Initially the department imported Comet chassis for 60 buses from England and they were fitted with Frank Perkins-made diesel engines under the direct supervision of Salter. The experimental design of the body created by Salter became the standard design of the rest of the buses.

Another noteworthy aspect was the manner of staff selection for TSTD. Most of the private operators on the Trivandrum-Kanyakumari route had to shut down their services with the route being nationalised. Many experienced drivers, conductors and inspectors lost their jobs. TSTD decided to recruit them. The archival records mention a proper selection process , which incidentally was the first-ever staff selection programme for a State public sector enterprise.

The official launch of the state road transport services was held on February 20, 1938. Maharaja Sree Chithira Thirunal inaugurated the service. He, along with members of his family, Col. Goda Varma Raja and other dignitaries travelled on the first bus through the Main Road to Kowdiar Square. Salter drove the bus, thereby earning the recognition of being the first driver of the State transport department.

A fleet of 33 buses and a huge crowd joined in celebration as the bus carrying the Maharaja moved forward. On February 21, 1938 the first bus operated from Trivandrum to Kanyakumari.

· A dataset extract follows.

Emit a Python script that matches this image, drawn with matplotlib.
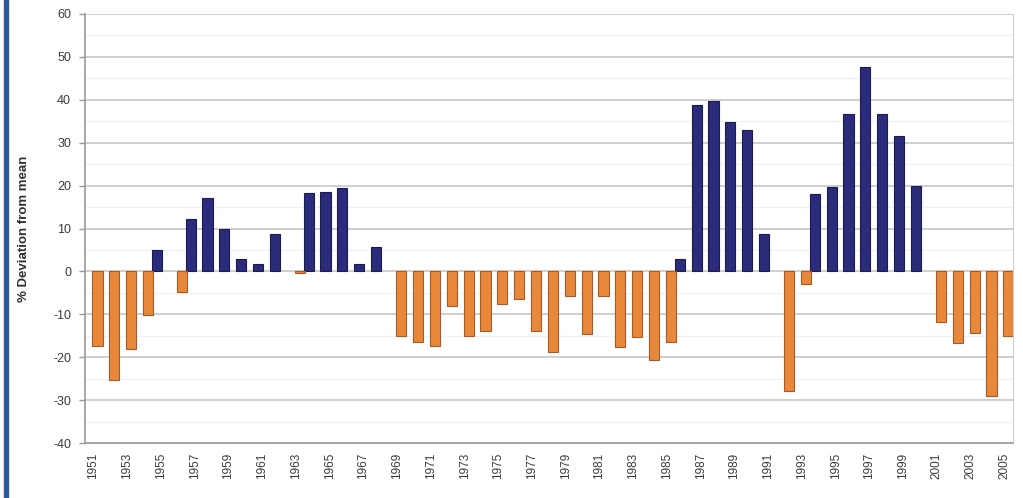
import matplotlib

matplotlib.use("Agg")
import matplotlib.pyplot as plt
from matplotlib.patches import Rectangle
import numpy as np

# Annual % deviation from the long-term mean, 1951-2005
years = list(range(1951, 2006))
deviation = [
    -17.5, -25.3, -18.2, -10.2, 5.1, -4.7, 12.2, 17.0, 10.0, 2.9,
    1.8, 8.8, -0.4, 18.2, 18.5, 19.4, 1.8, 5.8, -15.1, -16.4,
    -17.5, -8.0, -15.1, -13.9, -7.6, -6.5, -13.9, -18.8, -5.7, -14.6,
    -5.7, -17.6, -15.3, -20.6, -16.4, 3.0, 38.8, 39.8, 34.8, 32.9,
    8.7, -27.9, -3.0, 18.1, 19.6, 36.8, 47.6, 36.7, 31.5, 19.8,
    -11.8, -16.7, -14.3, -29.1, -15.1,
]
y_ticks = [-40, -30, -20, -10, 0, 10, 20, 30, 40, 50, 60]

plt.rcParams["font.family"] = ["Liberation Sans", "DejaVu Sans"]

fig = plt.figure(figsize=(10.23, 4.98), dpi=100)
ax = fig.add_axes([0.0831, 0.1104, 0.9069, 0.8615])

x = np.arange(len(years))
dev = np.array(deviation)
above = dev > 0
below = ~above

width = 0.6
ax.bar(x[above] - 0.24, dev[above], width, color="#2b2b7c",
       edgecolor="#1b1b4f", linewidth=0.8, zorder=3)
ax.bar(x[below] + 0.24, dev[below], width, color="#e8883a",
       edgecolor="#a65a28", linewidth=0.8, zorder=3)

ax.set_xlim(-0.5, len(years) - 0.5)
ax.set_ylim(-40, 60)
ax.set_yticks(y_ticks)
ax.set_yticklabels([str(t) for t in y_ticks], fontsize=9, color="#3a3a3a")
ax.set_yticks(np.arange(-35, 60, 10), minor=True)

odd = x[::2]
ax.set_xticks(odd)
ax.set_xticklabels([str(years[i]) for i in odd], rotation=90,
                   fontsize=8.5, color="#3a3a3a")

ax.tick_params(axis="y", which="major", length=4, width=1, color="#999999",
               pad=6)
ax.tick_params(axis="y", which="minor", length=0)
ax.tick_params(axis="x", length=0, pad=7)

ax.grid(axis="y", which="major", color="#cccccc", linewidth=1.3, zorder=0)
ax.grid(axis="y", which="minor", color="#f1f1f1", linewidth=1.0, zorder=0)

for side in ("left", "bottom"):
    ax.spines[side].set_color("#9a9a9a")
    ax.spines[side].set_linewidth(1.2)
ax.spines["right"].set_color("#cfcfcf")
ax.spines["top"].set_visible(False)

fig.text(0.0235, 0.54, "% Deviation from mean", rotation=90,
         fontsize=9.5, fontweight="bold", color="#303030",
         ha="center", va="center")

# blue frame edge on the left
fig.patches.append(Rectangle((0.004, 0.0), 0.004, 1.0,
                             transform=fig.transFigure,
                             color="#2a5b96", zorder=10))

fig.savefig("out.png", dpi=100)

The service was a huge success right from the start not only because it began to bring in money to the exchequer but more importantly because it brought cheer to the lives of the common man, notes the archival report.

The early buses were like saloons with 23 soft leather seats. The entrance was through the rear with a passage in the middle. There were 10 first class seats in the front. The schedules, fares and bus stops were fixed and published. A parcel service was also started. People could use these buses to send goods through designated agents appointed by the government. These parcels were distributed to the addresses by the agents.

Routes, fares...

The TSTD operated on three routes, Trivandrum-Nagercoil, Nagercoil-Kanyakumari and the third, Nagercoil-Colachal. The minimum fare, for one mile, was half a chakram. The next slab was one chakram, while the first class tickets cost 50 per cent more of the basic fare. Children up to three years were allowed free travel, while those between three and 14 had to pay half the charge. There was no special charge for luggage that weighed less than 28 pounds. Anything between 28-56 pounds were charged four chakram and those between 56-112 pounds six chakram.

The Motor Vehicle Act was passed in 1939. From modest beginnings of a small fleet of buses operating over three routes the department extended its activities and established a network of passenger services. The services were extended to Cochin in 1949 and to the Malabar in 1956.

The Kerala State Transport Corporation (KSRTC) came into existence in March 1965. The decision came following the Road Transport Corporation Act that came into force in 1950.

The KSRTC connects the State on road and serves as a link to villages, towns and neighbouring states. It has expanded its facilities and services, introduced state-of-the-art buses and still remains the State’s most visible public sector organisation.

Today, KSRTC is fighting to keep itself on road. It has been hit by financial crisis, defaulting on pension payment, struggling to pay the salary of those on rolls and failure to meet other financial exigencies.